Students of military history understand that the balance of power is not altered by weapons alone, but by the idea of those weapons. The PL-17 may not yet have fully entered operational maturity, but its very concept is already shaping allied planning, air exercises, and defence budgets.

From Beijing’s perspective, the PL-17 is neither a proclamation of aggression nor an invitation to war. It is the extension of a philosophy that seeks strength sufficient to make war unnecessary. It is at this juncture that military capability begins to speak the language of diplomacy. To regard the PL-17 merely as a missile is thus to underestimate its significance. In truth, it is a symbol—a symbol of a global centre of gravity in gradual motion, a movement now reflected even in the skies.
If military history teaches any enduring lesson, it is that silent preparation is often the loudest declaration. The PL-17 may well be the embodiment of that silence—a name not yet fully spoken, but whose echo is already audible across the Pacific horizon.

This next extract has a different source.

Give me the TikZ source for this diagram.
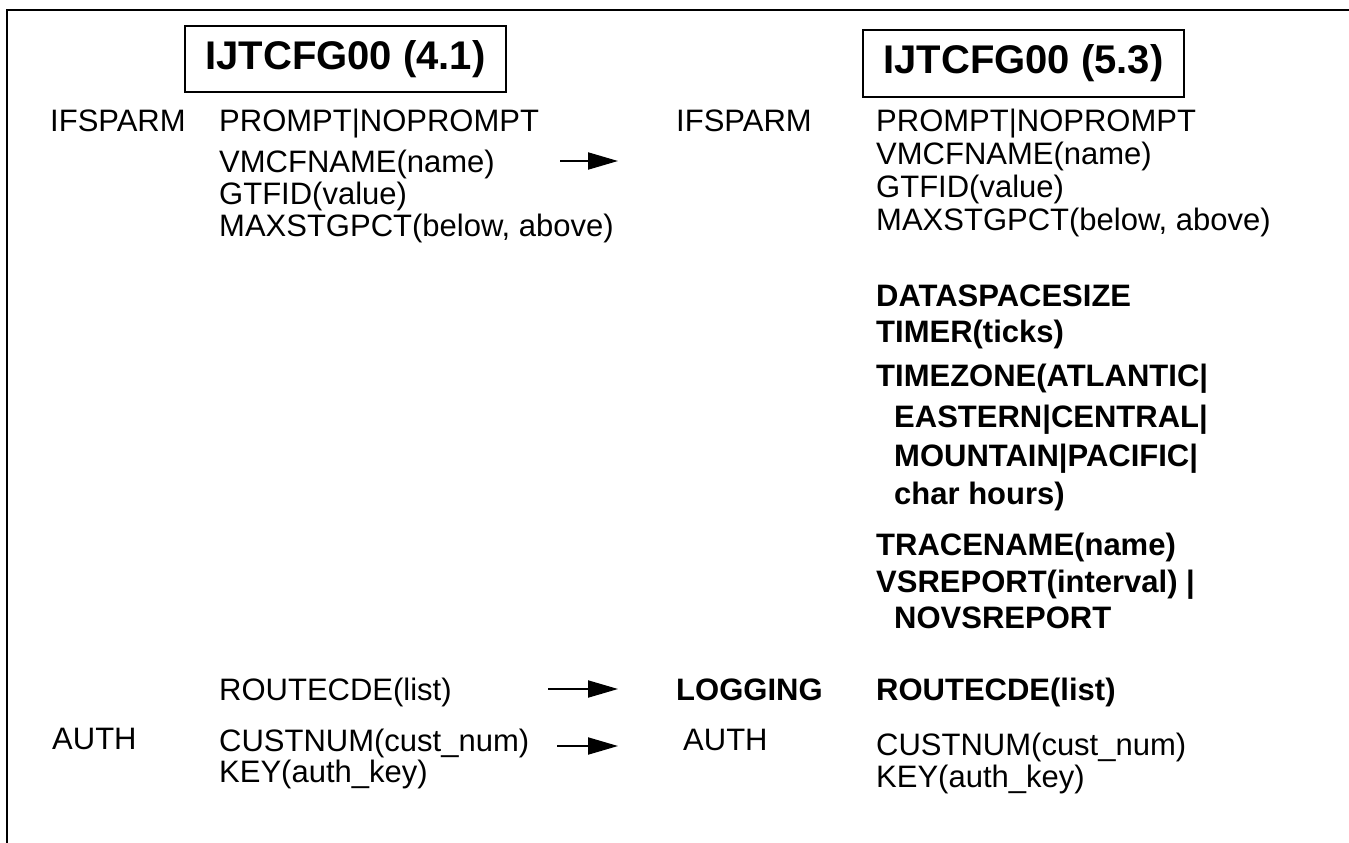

Power, when stripped of wisdom, becomes disorder; wisdom, when divorced from power, remains only a prayer. The modern world requires both. Pakistan, therefore, must carve its own path between the two.

This is not an age defined by noise, but by balance. The nation that comprehends balance is the nation that secures its place in history. This essay is not news; it is a marginal note written in advance, a line whose meaning time will slowly underline. The PL-17 may today appear as an indistinct shadow—but in the annals of power, shadows have often been the first heralds of gathering storms.

And here, a final reminder resonates beyond strategy and steel:
وَٱعْتَصِمُوا۟ بِحَبْلِ ٱللَّهِ جَمِيعًۭا وَلَا تَفَرَّقُوا۟
“Hold firmly to the bond of God, all together, and do not become divided.” (Āl-ʿImrān 3:103)

In an era of shifting power and sharpening silhouettes, unity of purpose, clarity of judgment, and restraint of ambition remain the surest safeguards against the tempests that lie ahead.